* GOAL
Print exactly the lines from the first one down to the line that contains "const seriesNames = ['White", both included, and skip the pictures.

Entries with chart source code
====================

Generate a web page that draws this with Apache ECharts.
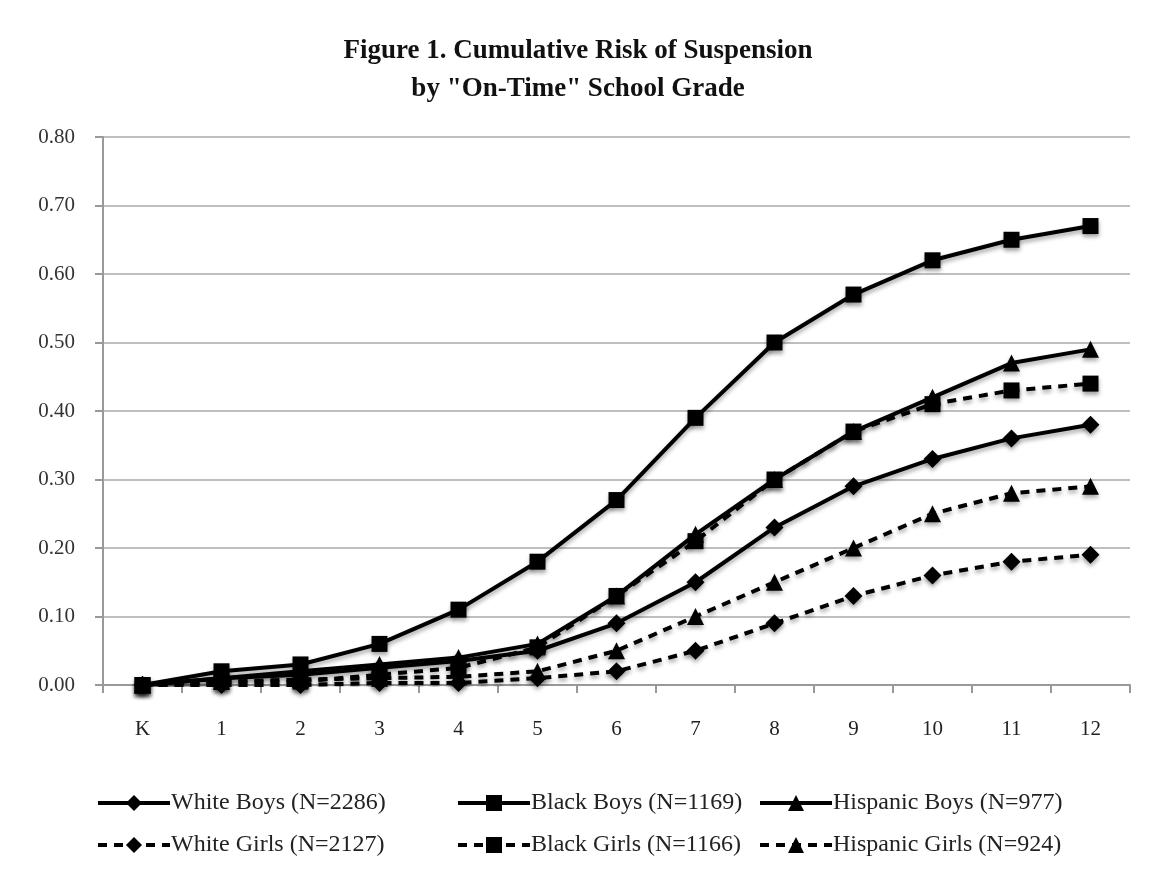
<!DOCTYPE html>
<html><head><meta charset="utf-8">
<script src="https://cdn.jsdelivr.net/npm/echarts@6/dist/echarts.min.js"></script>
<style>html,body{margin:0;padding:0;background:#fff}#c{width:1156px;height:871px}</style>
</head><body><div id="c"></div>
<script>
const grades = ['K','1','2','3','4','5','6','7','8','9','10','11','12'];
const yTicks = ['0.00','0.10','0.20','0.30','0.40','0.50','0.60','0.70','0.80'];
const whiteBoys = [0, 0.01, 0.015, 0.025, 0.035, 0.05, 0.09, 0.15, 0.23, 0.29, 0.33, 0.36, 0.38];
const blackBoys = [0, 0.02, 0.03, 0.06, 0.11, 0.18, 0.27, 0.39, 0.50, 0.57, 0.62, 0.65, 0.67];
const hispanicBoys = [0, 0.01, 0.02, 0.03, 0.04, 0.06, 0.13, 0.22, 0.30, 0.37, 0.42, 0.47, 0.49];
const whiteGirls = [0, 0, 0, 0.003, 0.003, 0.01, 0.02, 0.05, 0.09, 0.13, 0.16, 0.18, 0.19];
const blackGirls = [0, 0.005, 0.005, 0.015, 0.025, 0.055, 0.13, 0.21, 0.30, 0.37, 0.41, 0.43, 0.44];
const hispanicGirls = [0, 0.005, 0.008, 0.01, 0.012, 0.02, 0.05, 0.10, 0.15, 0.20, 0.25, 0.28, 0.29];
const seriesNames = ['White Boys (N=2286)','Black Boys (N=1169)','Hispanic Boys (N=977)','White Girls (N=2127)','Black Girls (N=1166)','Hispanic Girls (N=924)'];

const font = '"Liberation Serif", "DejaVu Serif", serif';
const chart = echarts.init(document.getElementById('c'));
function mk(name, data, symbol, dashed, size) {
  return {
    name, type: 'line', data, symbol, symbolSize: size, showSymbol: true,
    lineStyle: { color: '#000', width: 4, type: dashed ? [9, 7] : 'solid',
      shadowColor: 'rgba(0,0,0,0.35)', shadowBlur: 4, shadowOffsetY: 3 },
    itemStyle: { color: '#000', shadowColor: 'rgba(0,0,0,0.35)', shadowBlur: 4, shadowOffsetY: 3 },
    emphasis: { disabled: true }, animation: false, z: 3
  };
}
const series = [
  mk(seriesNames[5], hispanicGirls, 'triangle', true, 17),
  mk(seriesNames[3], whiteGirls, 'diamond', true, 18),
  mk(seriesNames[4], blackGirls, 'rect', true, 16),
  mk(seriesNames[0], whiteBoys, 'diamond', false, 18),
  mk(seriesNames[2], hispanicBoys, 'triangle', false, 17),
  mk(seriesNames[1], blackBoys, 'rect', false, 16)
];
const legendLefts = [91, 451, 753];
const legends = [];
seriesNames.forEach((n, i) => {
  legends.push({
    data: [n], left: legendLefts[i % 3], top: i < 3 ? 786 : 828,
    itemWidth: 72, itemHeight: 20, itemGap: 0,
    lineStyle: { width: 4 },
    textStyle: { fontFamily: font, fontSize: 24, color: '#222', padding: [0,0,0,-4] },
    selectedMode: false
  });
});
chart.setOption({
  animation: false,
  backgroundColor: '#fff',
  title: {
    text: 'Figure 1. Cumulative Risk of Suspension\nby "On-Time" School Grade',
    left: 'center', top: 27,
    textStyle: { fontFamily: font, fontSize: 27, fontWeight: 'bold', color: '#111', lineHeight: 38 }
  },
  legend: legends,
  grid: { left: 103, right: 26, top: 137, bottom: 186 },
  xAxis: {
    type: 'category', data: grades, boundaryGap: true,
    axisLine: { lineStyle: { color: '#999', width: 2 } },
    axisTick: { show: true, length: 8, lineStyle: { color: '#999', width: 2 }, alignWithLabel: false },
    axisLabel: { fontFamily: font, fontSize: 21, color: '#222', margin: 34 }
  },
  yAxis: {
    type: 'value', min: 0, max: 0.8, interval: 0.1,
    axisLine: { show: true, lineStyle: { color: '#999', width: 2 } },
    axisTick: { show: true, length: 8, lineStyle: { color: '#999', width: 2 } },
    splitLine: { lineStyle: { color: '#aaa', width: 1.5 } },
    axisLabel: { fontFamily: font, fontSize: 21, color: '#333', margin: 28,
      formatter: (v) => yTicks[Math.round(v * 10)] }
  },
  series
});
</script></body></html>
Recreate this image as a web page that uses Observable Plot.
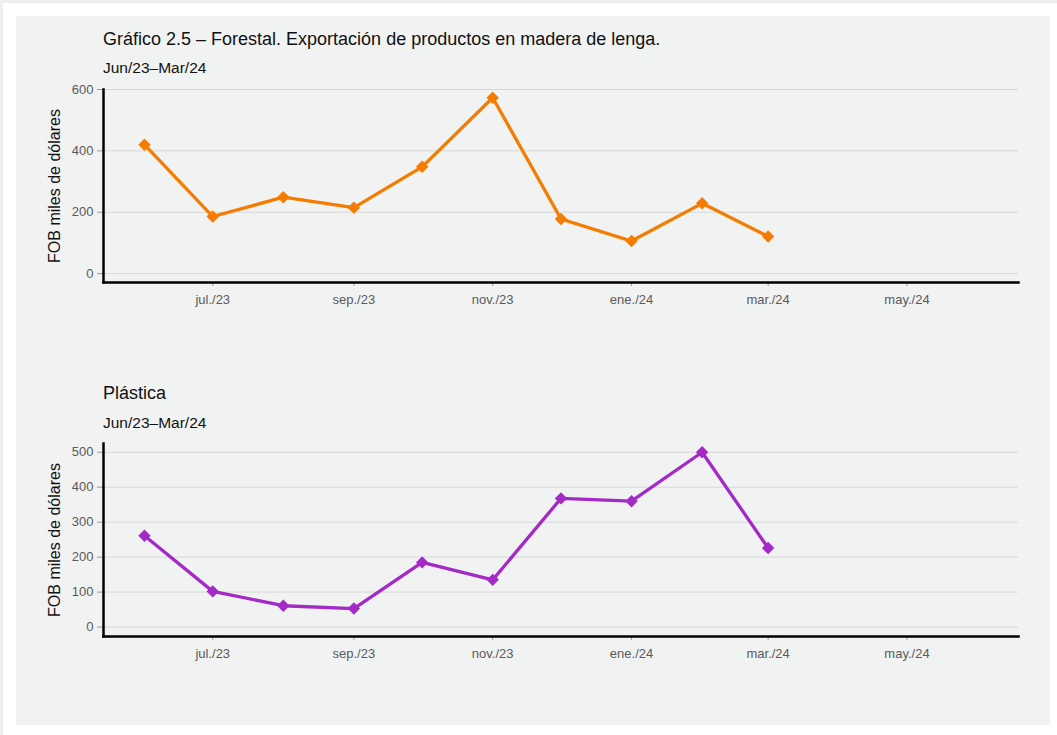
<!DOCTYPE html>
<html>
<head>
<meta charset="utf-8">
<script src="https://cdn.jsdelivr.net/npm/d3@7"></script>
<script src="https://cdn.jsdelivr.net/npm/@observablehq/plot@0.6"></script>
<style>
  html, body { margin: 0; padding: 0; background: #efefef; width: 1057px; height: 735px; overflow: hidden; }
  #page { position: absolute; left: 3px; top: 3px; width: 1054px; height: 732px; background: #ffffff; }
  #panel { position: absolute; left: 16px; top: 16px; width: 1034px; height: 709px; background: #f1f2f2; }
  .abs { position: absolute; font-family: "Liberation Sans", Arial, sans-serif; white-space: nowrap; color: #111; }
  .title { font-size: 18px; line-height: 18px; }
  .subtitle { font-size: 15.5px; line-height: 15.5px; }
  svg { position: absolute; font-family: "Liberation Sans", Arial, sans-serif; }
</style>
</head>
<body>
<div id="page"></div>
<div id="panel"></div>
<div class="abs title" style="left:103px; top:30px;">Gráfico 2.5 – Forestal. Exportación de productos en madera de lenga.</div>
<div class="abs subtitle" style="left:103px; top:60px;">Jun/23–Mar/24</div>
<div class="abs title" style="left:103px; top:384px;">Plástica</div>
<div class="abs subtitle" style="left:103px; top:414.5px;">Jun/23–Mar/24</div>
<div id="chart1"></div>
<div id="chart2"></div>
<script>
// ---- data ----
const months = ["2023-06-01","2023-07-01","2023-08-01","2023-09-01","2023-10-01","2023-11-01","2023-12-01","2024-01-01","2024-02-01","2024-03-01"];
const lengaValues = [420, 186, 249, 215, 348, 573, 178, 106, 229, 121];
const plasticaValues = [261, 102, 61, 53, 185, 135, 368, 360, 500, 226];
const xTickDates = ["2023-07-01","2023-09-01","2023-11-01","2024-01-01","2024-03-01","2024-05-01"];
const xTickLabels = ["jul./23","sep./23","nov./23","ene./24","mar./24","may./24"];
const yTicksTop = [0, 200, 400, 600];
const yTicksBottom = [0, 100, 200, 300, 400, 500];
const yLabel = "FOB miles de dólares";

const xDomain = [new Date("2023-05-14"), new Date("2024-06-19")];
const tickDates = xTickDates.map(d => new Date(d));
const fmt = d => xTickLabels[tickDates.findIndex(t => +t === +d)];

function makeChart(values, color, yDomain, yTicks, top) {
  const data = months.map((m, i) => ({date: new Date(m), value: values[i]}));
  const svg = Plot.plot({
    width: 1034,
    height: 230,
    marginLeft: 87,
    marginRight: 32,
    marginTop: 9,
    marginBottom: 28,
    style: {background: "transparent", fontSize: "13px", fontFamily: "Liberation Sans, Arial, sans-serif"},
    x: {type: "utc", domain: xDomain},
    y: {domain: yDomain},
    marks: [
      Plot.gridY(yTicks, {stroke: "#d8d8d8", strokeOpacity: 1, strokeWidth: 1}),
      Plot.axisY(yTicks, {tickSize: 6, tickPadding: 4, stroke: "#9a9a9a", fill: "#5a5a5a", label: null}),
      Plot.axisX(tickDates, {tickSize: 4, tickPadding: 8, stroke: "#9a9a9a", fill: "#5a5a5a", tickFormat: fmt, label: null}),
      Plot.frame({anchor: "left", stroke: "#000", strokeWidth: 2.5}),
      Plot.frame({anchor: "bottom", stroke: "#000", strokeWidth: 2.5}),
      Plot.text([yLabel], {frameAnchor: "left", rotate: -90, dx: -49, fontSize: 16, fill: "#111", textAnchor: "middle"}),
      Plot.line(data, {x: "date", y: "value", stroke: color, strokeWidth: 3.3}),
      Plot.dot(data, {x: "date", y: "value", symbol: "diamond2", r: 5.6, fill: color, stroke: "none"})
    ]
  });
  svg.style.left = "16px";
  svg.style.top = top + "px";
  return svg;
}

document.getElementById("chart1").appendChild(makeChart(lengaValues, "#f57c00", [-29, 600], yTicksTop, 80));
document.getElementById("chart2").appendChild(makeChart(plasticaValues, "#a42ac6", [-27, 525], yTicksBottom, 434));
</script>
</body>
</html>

====================

* OUTPUT BELOW
Generate a web page that draws this with Apache ECharts.
<!DOCTYPE html>
<html><head><meta charset="utf-8">
<script src="https://cdn.jsdelivr.net/npm/echarts@6/dist/echarts.min.js"></script>
<style>html,body{margin:0;padding:0;background:#fff}#c{width:1156px;height:871px}</style>
</head><body><div id="c"></div>
<script>
const grades = ['K','1','2','3','4','5','6','7','8','9','10','11','12'];
const yTicks = ['0.00','0.10','0.20','0.30','0.40','0.50','0.60','0.70','0.80'];
const whiteBoys = [0, 0.01, 0.015, 0.025, 0.035, 0.05, 0.09, 0.15, 0.23, 0.29, 0.33, 0.36, 0.38];
const blackBoys = [0, 0.02, 0.03, 0.06, 0.11, 0.18, 0.27, 0.39, 0.50, 0.57, 0.62, 0.65, 0.67];
const hispanicBoys = [0, 0.01, 0.02, 0.03, 0.04, 0.06, 0.13, 0.22, 0.30, 0.37, 0.42, 0.47, 0.49];
const whiteGirls = [0, 0, 0, 0.003, 0.003, 0.01, 0.02, 0.05, 0.09, 0.13, 0.16, 0.18, 0.19];
const blackGirls = [0, 0.005, 0.005, 0.015, 0.025, 0.055, 0.13, 0.21, 0.30, 0.37, 0.41, 0.43, 0.44];
const hispanicGirls = [0, 0.005, 0.008, 0.01, 0.012, 0.02, 0.05, 0.10, 0.15, 0.20, 0.25, 0.28, 0.29];
const seriesNames = ['White Boys (N=2286)','Black Boys (N=1169)','Hispanic Boys (N=977)','White Girls (N=2127)','Black Girls (N=1166)','Hispanic Girls (N=924)'];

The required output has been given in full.